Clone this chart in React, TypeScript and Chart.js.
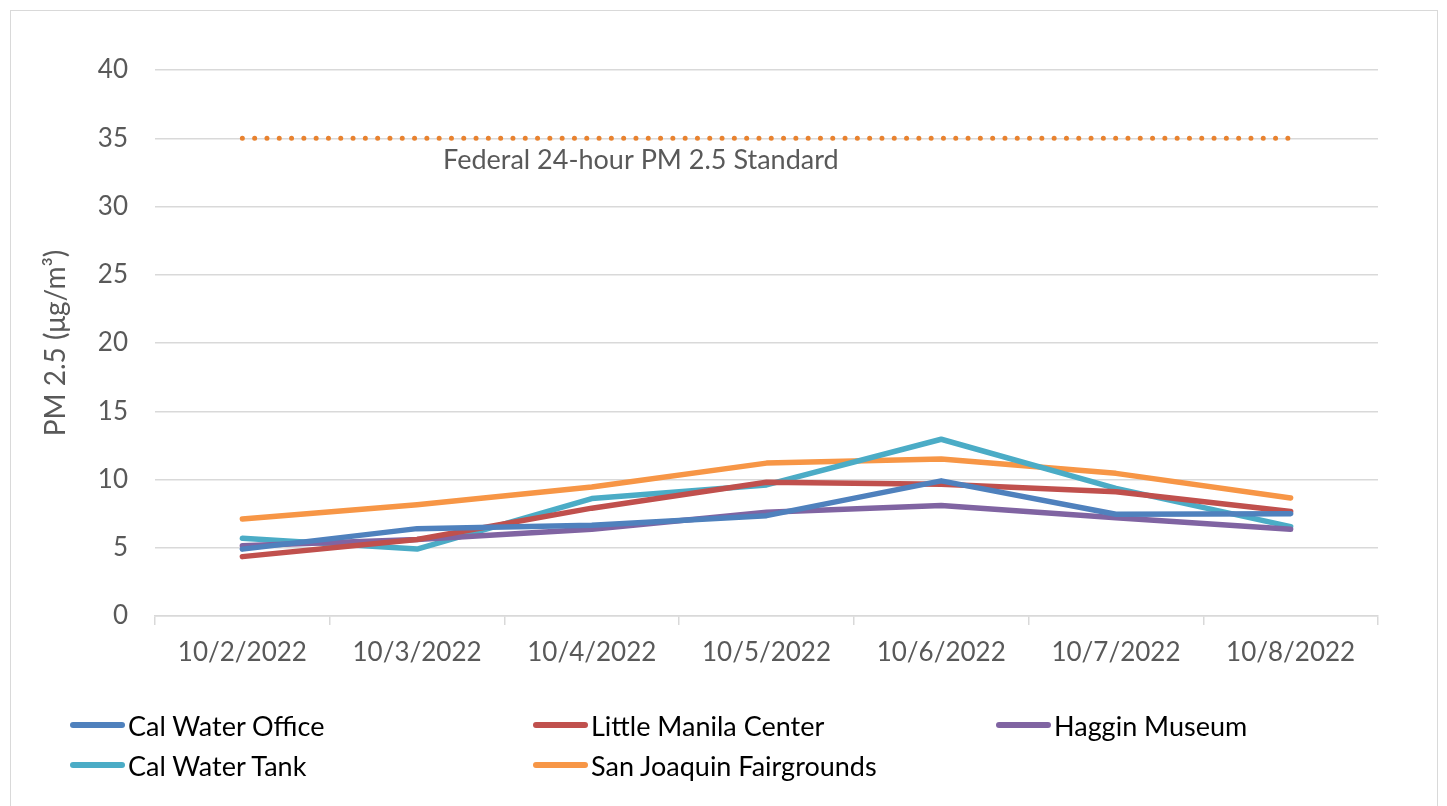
import React, { useEffect, useRef } from "react";
import { Chart, registerables } from "chart.js";

Chart.register(...registerables);

const categories = ["10/2/2022", "10/3/2022", "10/4/2022", "10/5/2022", "10/6/2022", "10/7/2022", "10/8/2022"];
const calWaterOffice = [4.9, 6.4, 6.65, 7.35, 9.9, 7.45, 7.5];
const littleManilaCenter = [4.35, 5.6, 7.9, 9.8, 9.65, 9.1, 7.65];
const hagginMuseum = [5.15, 5.6, 6.35, 7.6, 8.1, 7.2, 6.35];
const calWaterTank = [5.7, 4.9, 8.6, 9.6, 12.95, 9.35, 6.55];
const sanJoaquinFairgrounds = [7.1, 8.15, 9.45, 11.2, 11.5, 10.45, 8.65];
const federalStandard = [35, 35, 35, 35, 35, 35, 35];

const seriesNames = ["Cal Water Office", "Little Manila Center", "Haggin Museum", "Cal Water Tank", "San Joaquin Fairgrounds"];
const seriesValues = [calWaterOffice, littleManilaCenter, hagginMuseum, calWaterTank, sanJoaquinFairgrounds];
const seriesColors = ["#4F81BD", "#C0504D", "#8064A2", "#4BACC6", "#F79646"];
const standardLabel = "Federal 24-hour PM 2.5 Standard";
const standardColor = "#E8822F";
const yTitle = "PM 2.5 (μg/m³)";
const yTicks = { min: 0, max: 40, step: 5 };

const FONT = "Lato, 'Open Sans', sans-serif";
const GRAY = "#595959";
const GRID = "#D9D9D9";

const standardLabelPlugin = {
  id: "standardLabel",
  afterDatasetsDraw(chart: any) {
    const { ctx, scales } = chart;
    const x = scales.x.getPixelForValue(1) + 26;
    const y = scales.y.getPixelForValue(federalStandard[0]) + 22;
    ctx.save();
    ctx.font = `27px ${FONT}`;
    ctx.fillStyle = GRAY;
    ctx.textAlign = "left";
    ctx.textBaseline = "middle";
    ctx.fillText(standardLabel, x, y);
    ctx.restore();
  },
};

export default function App() {
  const canvasRef = useRef<HTMLCanvasElement | null>(null);

  useEffect(() => {
    if (!canvasRef.current) return;
    const datasets: any[] = seriesNames.map((name, i) => ({
      label: name,
      data: seriesValues[i],
      borderColor: seriesColors[i],
      backgroundColor: seriesColors[i],
      borderWidth: 5.5,
      borderCapStyle: "round",
      borderJoinStyle: "round",
      pointRadius: 0,
      tension: 0,
      fill: false,
    }));
    datasets.push({
      label: standardLabel,
      data: federalStandard,
      borderColor: standardColor,
      backgroundColor: standardColor,
      borderWidth: 5,
      borderCapStyle: "round",
      borderDash: [0, 12.3],
      pointRadius: 0,
      fill: false,
    });
    const chart = new Chart(canvasRef.current, {
      type: "line",
      data: { labels: categories, datasets },
      plugins: [standardLabelPlugin],
      options: {
        animation: false,
        responsive: false,
        maintainAspectRatio: false,
        layout: { padding: { left: 0, right: 69, top: 70, bottom: 0 } },
        plugins: { legend: { display: false }, tooltip: { enabled: false } },
        scales: {
          x: {
            offset: true,
            grid: {
              offset: true,
              drawOnChartArea: false,
              drawTicks: true,
              tickLength: 9,
              color: GRID,
              lineWidth: 1.5,
            },
            border: { display: true, color: GRID, width: 1.5 },
            ticks: { color: GRAY, font: { family: FONT, size: 26 }, padding: 12, maxRotation: 0, autoSkip: false },
            afterFit: (s: any) => {
              s.height = 190;
            },
          },
          y: {
            min: yTicks.min,
            max: yTicks.max,
            grid: { color: GRID, lineWidth: 1.5, drawTicks: false },
            border: { display: false },
            ticks: { stepSize: yTicks.step, color: GRAY, font: { family: FONT, size: 26 }, padding: 27 },
            title: {
              display: true,
              text: yTitle,
              color: GRAY,
              font: { family: FONT, size: 28, weight: "normal" },
              padding: { top: 39, bottom: 0 },
            },
            afterFit: (s: any) => {
              s.width = 155;
            },
          },
        },
      },
    });
    return () => chart.destroy();
  }, []);

  return (
    <div style={{ position: "fixed", left: 0, top: 0, width: 1447, height: 806, background: "#fff", overflow: "hidden" }}>
      <div
        style={{
          position: "absolute",
          left: 10,
          top: 10,
          width: 1428,
          height: 820,
          border: "1.5px solid #D9D9D9",
          boxSizing: "border-box",
        }}
      />
      <canvas ref={canvasRef} width={1447} height={806} style={{ position: "absolute", left: 0, top: 0 }} />
      <div
        style={{
          position: "absolute",
          left: 70,
          top: 705,
          display: "grid",
          gridTemplateColumns: "463px 463px 463px",
          gridAutoRows: "40px",
          fontFamily: FONT,
          fontSize: 27,
          color: "#000",
        }}
      >
        {seriesNames.map((name, i) => (
          <div key={name} style={{ display: "flex", alignItems: "center", whiteSpace: "nowrap" }}>
            <span
              style={{
                display: "inline-block",
                width: 55,
                height: 5.5,
                borderRadius: 3,
                background: seriesColors[i],
                marginRight: 3,
              }}
            />
            <span>{name}</span>
          </div>
        ))}
      </div>
    </div>
  );
}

# AIM:
Reproduce the material above exactly, first line through the line that contains "Chart.register(...registerables);", minus the pictures.

# SOLVED EXERCISE:
Clone this chart in React, TypeScript and Chart.js.
import React, { useEffect, useRef } from "react";
import { Chart, registerables } from "chart.js";

Chart.register(...registerables);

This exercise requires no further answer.